Journal of Engineering Science and Technology (Dec 2017)
IDENTIFYING DOCUMENT-LEVEL TEXT PLAGIARISM: A TWO-PHASE APPROACH
Abstract
The rapid evolution of information content and its ease of access have made the field of research and academia so vulnerable to plagiarism. Plagiarism is an act of intellectual theft and information breach which must be restricted to ensure educational integrity. Usually in plagiarism checking, exhaustive document comparisons with large repositories and databases have to be done. The paper presents a two phase document retrieval approach which can effectively reduce the search space for plagiarism detection task. An initial heuristic retrieval process is carried out before the actual exhaustive analysis to retrieve the globally similar documents or the near duplicates corresponding to the suspected document.
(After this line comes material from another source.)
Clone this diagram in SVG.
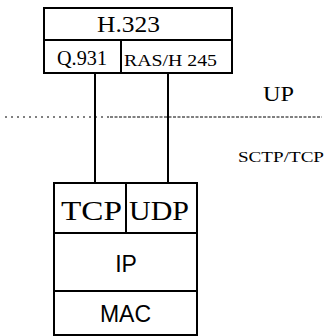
<svg xmlns="http://www.w3.org/2000/svg" width="327" height="336" viewBox="0 0 327 336">
  <style>
    .box { fill: #fff; stroke: #000; stroke-width: 2; }
    .div { stroke: #000; stroke-width: 2; fill: none; }
    .serif { font-family: "Liberation Serif", "Times New Roman", serif; fill: #000; }
    .sans { font-family: "Liberation Sans", Arial, sans-serif; fill: #000; }
    .link { stroke: #000; stroke-width: 2; fill: none; }
    .sep { stroke: #000; stroke-width: 1; fill: none; }
  </style>
  <rect width="327" height="336" fill="#fff"/>

  <!-- boundary between upper and lower planes -->
  <line class="sep" x1="5" y1="117" x2="110" y2="117" stroke-dasharray="2 4"/>
  <line class="sep" x1="110" y1="117" x2="322" y2="117" stroke-dasharray="3 1.5"/>

  <!-- connectors between the stacks -->
  <g id="connectors">
    <line class="link" x1="95" y1="73" x2="95" y2="183"/>
    <line class="link" x1="168" y1="73" x2="168" y2="183"/>
  </g>

  <!-- H.323 stack -->
  <g id="h323">
    <rect class="box" x="44" y="8" width="188" height="65"/>
    <line class="div" x1="44" y1="40" x2="232" y2="40"/>
    <line class="div" x1="121" y1="40" x2="121" y2="73"/>
    <text class="serif" x="97" y="32" font-size="24" textLength="63" lengthAdjust="spacingAndGlyphs">H.323</text>
  </g>
  <g id="q931">
    <text class="serif" x="57" y="65" font-size="20" textLength="50" lengthAdjust="spacingAndGlyphs">Q.931</text>
  </g>
  <g id="ras">
    <text class="serif" x="124" y="66" font-size="17" textLength="93" lengthAdjust="spacingAndGlyphs">RAS/H 245</text>
  </g>

  <!-- plane labels -->
  <g id="up">
    <text class="serif" x="263" y="101" font-size="22" textLength="31" lengthAdjust="spacingAndGlyphs">UP</text>
  </g>
  <g id="sctp">
    <text class="serif" x="238" y="162" font-size="15" textLength="86" lengthAdjust="spacingAndGlyphs">SCTP/TCP</text>
  </g>

  <!-- transport / network stack -->
  <g id="ipstack">
    <rect class="box" x="54" y="183" width="143" height="152"/>
    <line class="div" x1="54" y1="233" x2="197" y2="233"/>
    <line class="div" x1="54" y1="291" x2="197" y2="291"/>
    <line class="div" x1="126" y1="183" x2="126" y2="233"/>
  </g>
  <g id="tcp">
    <text class="serif" x="61" y="220" font-size="27" textLength="61" lengthAdjust="spacingAndGlyphs">TCP</text>
  </g>
  <g id="udp">
    <text class="serif" x="129" y="220" font-size="27" textLength="60" lengthAdjust="spacingAndGlyphs">UDP</text>
  </g>
  <g id="ip">
    <text class="sans" x="126" y="272" font-size="23" text-anchor="middle">IP</text>
  </g>
  <g id="mac">
    <text class="sans" x="125.5" y="322" font-size="23" text-anchor="middle">MAC</text>
  </g>
</svg>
The work proposes a two phase candidate retrieval approach for an offline plagiarism detection system that can identify the plagiarized sources having different complexity levels. This means that we already have the source document data base offline and hence the work is not focusing on online source retrieval. It explores and integrates the prospective aspects of document ranking approaches with vector space model in first phase and N-gram models in second phase for candidate refinement stage. The proposed approach is evaluated on the standard plagiarism corpus provided by PAN-14 text alignment data set and the efficiency is analyzed using the standard IR measures, viz., precision, recall and F1-score. Comparison is done with the vector space model and N-gram models to analyse the performance efficiency. Further statistical analysis is done using paired t-test with means of F1-scores of these techniques over the samples extracted from the PAN-14 set. Experimental results show that the proposed two phase candidate selection approach outperforms the compared models specifically when it comes to comparison and retrieval of complex and manipulated text.